Some concerns have been expressed that banks managed on a business line basis at the group-wide level will not be able to satisfy the so-called “use test” in the AMA requirements and therefore will be unable to qualify to adopt an AMA. The Committee does not share the view that banks that manage themselves on a business line basis will be unable to satisfy the use test at the level of a significant internationally active subsidiary that implements a stand-alone AMA. Such subsidiaries may make use of group-wide processes and resources - even if these processes and resources function primarily on a business line basis - so long as the board and senior management of the subsidiary have reasonable assurance that the manner in which they are used results in a regulatory capital requirement that is commensurate with that subsidiary’s operational risk profile.

Future work

The Committee notes that many of the issues discussed here may apply to the internal ratings-based approach for credit risk as well. Consequently, the Committee will continue working to ensure that the New Accord is implemented in a manner that is as reasonable and consistent as possible. A number of exercises are currently underway in the Committee’s Accord Implementation Group, including actual case studies, which will help supervisors to identify key implementation issues and concerns.

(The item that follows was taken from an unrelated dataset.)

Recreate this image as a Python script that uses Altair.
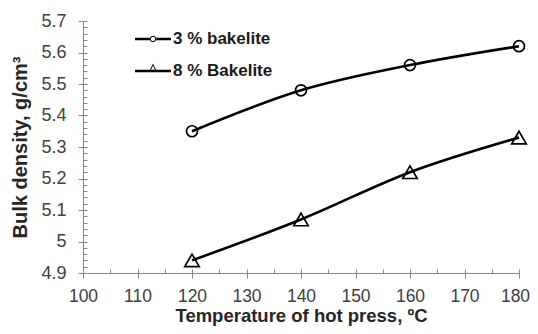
import altair as alt
import pandas as pd

# ---- data ----
temps = [120, 140, 160, 180]
density_3 = [5.35, 5.48, 5.56, 5.62]
density_8 = [4.94, 5.07, 5.22, 5.33]
series_names = ["3 % bakelite", "8 % Bakelite"]
x_ticks = [100, 110, 120, 130, 140, 150, 160, 170, 180]
y_ticks = [4.9, 5.0, 5.1, 5.2, 5.3, 5.4, 5.5, 5.6, 5.7]
x_minor = [100 + 5 * i for i in range(17)]
y_minor = [round(4.9 + 0.02 * i, 2) for i in range(41)]

df = pd.DataFrame({
    "temp": temps + temps,
    "density": density_3 + density_8,
    "series": [series_names[0]] * len(temps) + [series_names[1]] * len(temps),
})

FONT = "Liberation Sans"
AX = "#868686"

x_scale = alt.Scale(domain=[100, 180], nice=False, zero=False)
y_scale = alt.Scale(domain=[4.9, 5.7], nice=False, zero=False)

x_main = alt.Axis(values=x_ticks, orient="bottom", title="Temperature of hot press, ºC",
                  grid=False, domainColor=AX, tickColor=AX, tickSize=5, labelFlush=False,
                  labelOffset={"condition": {"test": "datum.value >= 180", "value": -4}, "value": 0},
                  labelFont=FONT, labelFontSize=17.5, labelColor="#404040", labelPadding=9,
                  titleFont=FONT, titleFontSize=18.5, titleFontWeight="bold", titleColor="#262626",
                  titlePadding=2)
y_main = alt.Axis(values=y_ticks, orient="left", title="Bulk density, g/cm³", format=".1~f",
                  grid=False, domainColor=AX, tickColor=AX, tickSize=5, labelFlush=False,
                  labelFont=FONT, labelFontSize=18, labelColor="#404040", labelPadding=12,
                  titleFont=FONT, titleFontSize=20, titleFontWeight="bold", titleColor="#262626",
                  titlePadding=10)
x_inner = alt.Axis(values=x_minor, orient="bottom", title=None, labels=False, domain=False,
                   grid=False, tickColor=AX, tickSize=4, offset=-4)
y_inner = alt.Axis(values=y_minor, orient="left", title=None, labels=False, domain=False,
                   grid=False, tickColor=AX, tickSize=4, offset=-4)

circle_path = ("M-1,-0.07H-0.18V0.07H-1Z M0.18,-0.07H1V0.07H0.18Z "
               "M-0.18,0A0.18,0.18 0 1,0 0.18,0A0.18,0.18 0 1,0 -0.18,0Z "
               "M-0.125,0A0.125,0.125 0 1,1 0.125,0A0.125,0.125 0 1,1 -0.125,0Z")
triangle_path = ("M-1,-0.07H1V0.07H-1Z "
                 "M0,-0.42L0.21,0.03L-0.21,0.03Z "
                 "M0,-0.3L-0.13,-0.02L0.13,-0.02Z")

base = alt.Chart(df)

lines = base.mark_line(interpolate="monotone", color="black", strokeWidth=2.6).encode(
    x=alt.X("temp:Q", scale=x_scale, axis=x_main),
    y=alt.Y("density:Q", scale=y_scale, axis=y_main),
    detail="series:N",
)

inner = base.mark_point(opacity=0).encode(
    x=alt.X("temp:Q", scale=x_scale, axis=x_inner),
    y=alt.Y("density:Q", scale=y_scale, axis=y_inner),
)

points = base.mark_point(filled=False, color="black", strokeWidth=1.7, opacity=1).encode(
    x=alt.X("temp:Q", scale=x_scale, axis=None),
    y=alt.Y("density:Q", scale=y_scale, axis=None),
    shape=alt.Shape("series:N", scale=alt.Scale(domain=series_names, range=["circle", "triangle-up"]), legend=None),
    size=alt.Size("series:N", scale=alt.Scale(domain=series_names, range=[120, 210]), legend=None),
)

legend_layer = base.mark_point(filled=True, color="black", opacity=0).encode(
    x=alt.X("temp:Q", scale=x_scale, axis=None),
    y=alt.Y("density:Q", scale=y_scale, axis=None),
    shape=alt.Shape("series:N",
                    scale=alt.Scale(domain=series_names, range=[circle_path, triangle_path]),
                    legend=alt.Legend(orient="none", legendX=52, legendY=0, title=None,
                                      padding=0, symbolSize=1296, symbolStrokeWidth=0,
                                      symbolFillColor="black", symbolOpacity=1,
                                      labelFont=FONT, labelFontSize=17, labelFontWeight="bold",
                                      labelColor="#1a1a1a", labelOffset=2, rowPadding=6)),
)

chart = alt.layer(lines, inner, points, legend_layer).resolve_axis(
    x="independent", y="independent"
).resolve_scale(shape="independent", size="independent").properties(
    width=436, height=252,
    autosize=alt.AutoSizeParams(type="none"),
    padding={"left": 75, "top": 13, "right": 11, "bottom": 53},
    background="white",
).configure_view(stroke=None)

chart.save("out.html", embed_options={"renderer": "svg", "actions": False})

This important work, which has focused primarily on credit risk to date but which will increasingly scope in operational risk as well, will continue throughout the period leading up to implementation of the new capital framework. The Committee is committed to maintaining a dialogue with banking organisations throughout this period in order to identify and address implementation-related concerns.

1 Principles for the home-host recognition of AMA operational risk capital, January 2004 (available on the BIS website at http://www.bis.org/publ/bcbs106.htm).

2 The AMA home-host paper applies specifically to internationally active banking subsidiaries because these subsidiaries will be subject to the scope of application of the New Accord. The stand-alone treatment of non-internationally active subsidiaries is not within the scope of the New Accord and is therefore a matter of domestic supervisory discretion.

3 In accordance with the general home-host principles set forth in the Committee’s August 2003 paper on High-level principles for the cross-border implementation of the New Accord, the Committee expects that home and relevant host supervisors will cooperate in both initial validation of an AMA and ongoing monitoring of a banking organisation’s operational risk management.

4 A significant internationally active banking subsidiary’s exposure to, and management of, operational risk must be explicitly considered in the banking group’s overall AMA calculation, even if that subsidiary uses a simpler approach - on a stand-alone basis - for its own regulatory capital purposes. Subject to the approval of the banking group’s home supervisor, this requirement may not apply while the banking group is rolling out the AMA across its global operations in accordance with an approved rollout plan.

5 The AMA partial use rules as currently drafted may prevent the parent from including the results of a subsidiary’s AMA in the calculation of its global, consolidated capital requirements for operational risk. Changes to the rules are being considered that would permit this to occur in limited circumstances.